A 401(k) (or any other retirement plan for that matter) is a LONG TERM investment towards your future. It should NEVER be used to cover current bills unless you are facing eviction, foreclosure or possibly bankruptcy. (Retirement funds are generally protected in bankruptcy proceedings so even potential bankruptcy isn't a good long-term reason to take a distribution.)
While current values of your investments are low, and
therefore the fund APPEARS to be losing money, consider the fact that your investments now while prices are low buy MORE shares in the various funds. When prices plummet, I tend to INCREASE my contributions as it will INCREASE my total holdings down the road and have a major POSITIVE impact on my total wealth at retirement time.
Don't fall into a short-sighted trap with what appears to be current losses. Make the bargain basement prices today work for YOU and your FUTURE. That's what you have the 401(k) for in the FIRST place. Quitting your job today and taking that distribution now could be the difference between Alpo and filet mignon in your "Golden Years."
Some 401(k) plans do permit you to borrow from your fund, however not all do.
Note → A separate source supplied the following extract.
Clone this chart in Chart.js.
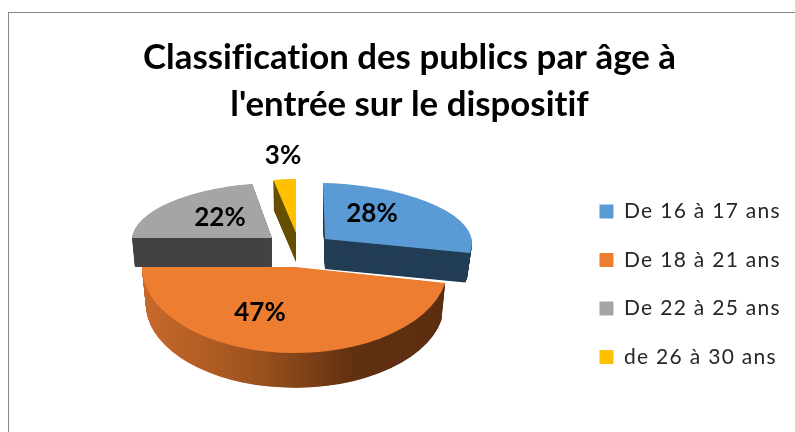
<!DOCTYPE html>
<html>
<head>
<meta charset="utf-8">
<script src="https://cdn.jsdelivr.net/npm/chart.js@4"></script>
<style>
html,body{margin:0;padding:0;background:#fff;overflow:hidden}
#frame{position:absolute;left:8px;top:12px;width:800px;height:430px;border-left:1px solid #868686;border-top:1px solid #868686}
canvas{position:absolute;left:0;top:0}
</style>
</head>
<body>
<div id="frame"></div>
<canvas id="c" width="795" height="432"></canvas>
<script>
const titleLines = ["Classification des publics par âge à", "l'entrée sur le dispositif"];
const categories = ["De 16 à 17 ans", "De 18 à 21 ans", "De 22 à 25 ans", "de 26 à 30 ans"];
const shares = [28, 47, 22, 3];
const topColours = ["#5B9BD5", "#ED7D31", "#A5A5A5", "#FFC000"];
const sideColours = ["#233E55", null, "#434343", "#665000"];
const orangeSideStops = [[0, "#C8692B"], [0.35, "#A0541F"], [0.7, "#603010"], [1, "#5C2E10"]];

// 3D projection of each exploded slice (the library supplies the angles)
const sliceOrigin = [[325, 239], [295, 267], [272, 238], [296, 233]];
const sliceRadiusX = [147, 153, 140, 121];
const sliceRadiusY = [56, 86, 55, 54];
const sliceShearY = [0.024, 0, 0, 0];
const sliceShearX = [0.036, 0, -0.12, 0];
const sliceDepth = [30, 37, 29, 29];
const sliceDepthShrink = [0.97, 0.975, 0.98, 0.98];
const drawOrder = [3, 2, 0, 1];
const labelPos = [[372, 214], [260, 313], [220, 218], [283, 156]];
const legendLetterSpacing = "1.3px";

const pie3d = {
  id: "pie3d",
  beforeUpdate(chart) {
    const lg = chart.legend;
    if (lg && !lg._spaced) {
      ["fit", "draw"].forEach(name => {
        const original = lg[name];
        lg[name] = function (...rest) {
          const before = chart.ctx.letterSpacing;
          chart.ctx.letterSpacing = legendLetterSpacing;
          const out = original.apply(this, rest);
          chart.ctx.letterSpacing = before;
          return out;
        };
      });
      lg._spaced = true;
    }
  },
  beforeDraw(chart) {
    chart.ctx.letterSpacing = "0.01px"; // keeps "fi" as two letters, as in the reference
  },
  beforeDatasetDraw(chart, args) {
    const ctx = chart.ctx;
    const meta = chart.getDatasetMeta(args.index);
    drawOrder.forEach(i => {
      const a = meta.data[i];
      const R = a.outerRadius;
      const [ox, oy] = sliceOrigin[i];
      const rx = sliceRadiusX[i], ry = sliceRadiusY[i], d = sliceDepth[i], sh = sliceDepthShrink[i];
      const shape = (dy, k) => {
        ctx.save();
        ctx.translate(ox, oy + dy);
        ctx.transform(1, sliceShearY[i], sliceShearX[i], 1, 0, 0);
        ctx.scale(rx * k / R, ry * k / R);
        ctx.beginPath();
        ctx.moveTo(0, 0);
        ctx.arc(0, 0, R, a.startAngle, a.endAngle);
        ctx.closePath();
        ctx.restore();
      };
      let side = sideColours[i];
      if (!side) {
        side = ctx.createLinearGradient(ox - rx, 0, ox + rx, 0);
        orangeSideStops.forEach(s => side.addColorStop(s[0], s[1]));
      }
      ctx.fillStyle = side;
      for (let s = d; s > 0; s -= 0.5) {
        shape(s, 1 - (1 - sh) * s / d);
        ctx.fill();
      }
      ctx.fillStyle = topColours[i];
      shape(0, 1);
      ctx.fill();
    });
    ctx.save();
    ctx.fillStyle = "#000";
    ctx.font = "bold 26px Lato";
    ctx.textAlign = "center";
    ctx.textBaseline = "middle";
    shares.forEach((v, i) => ctx.fillText(v + "%", labelPos[i][0], labelPos[i][1]));
    ctx.restore();
    return false;
  }
};

new Chart(document.getElementById("c"), {
  type: "pie",
  data: {
    labels: categories,
    datasets: [{ data: shares, backgroundColor: topColours, borderWidth: 0 }]
  },
  options: {
    responsive: false,
    animation: false,
    rotation: 0,
    layout: { padding: { left: 28, right: 4, top: 0, bottom: 37 } },
    plugins: {
      tooltip: { enabled: false },
      title: {
        display: true,
        text: titleLines,
        color: "#000",
        font: { family: "Lato", size: 34.8, weight: "bold", lineHeight: 1.35 },
        padding: { top: 34, bottom: 10 }
      },
      legend: {
        position: "right",
        align: "end",
        labels: {
          boxWidth: 14,
          boxHeight: 14,
          padding: 27.5,
          color: "#262626",
          font: { family: "Lato", size: 21 }
        }
      }
    }
  },
  plugins: [pie3d]
});
</script>
</body>
</html>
If yours permits you to do so then this would be the best way to proceed. You do pay interest on the loan, BUT all that interest goes straight back into the fund so you're really paying yourself the interest! One caution is in order though. If you leave that job before you pay off the loan in full, you have a VERY short period of time (days) to pay back the balance of the loan in full or it will be treated as a distribution from the fund and taxed as noted above.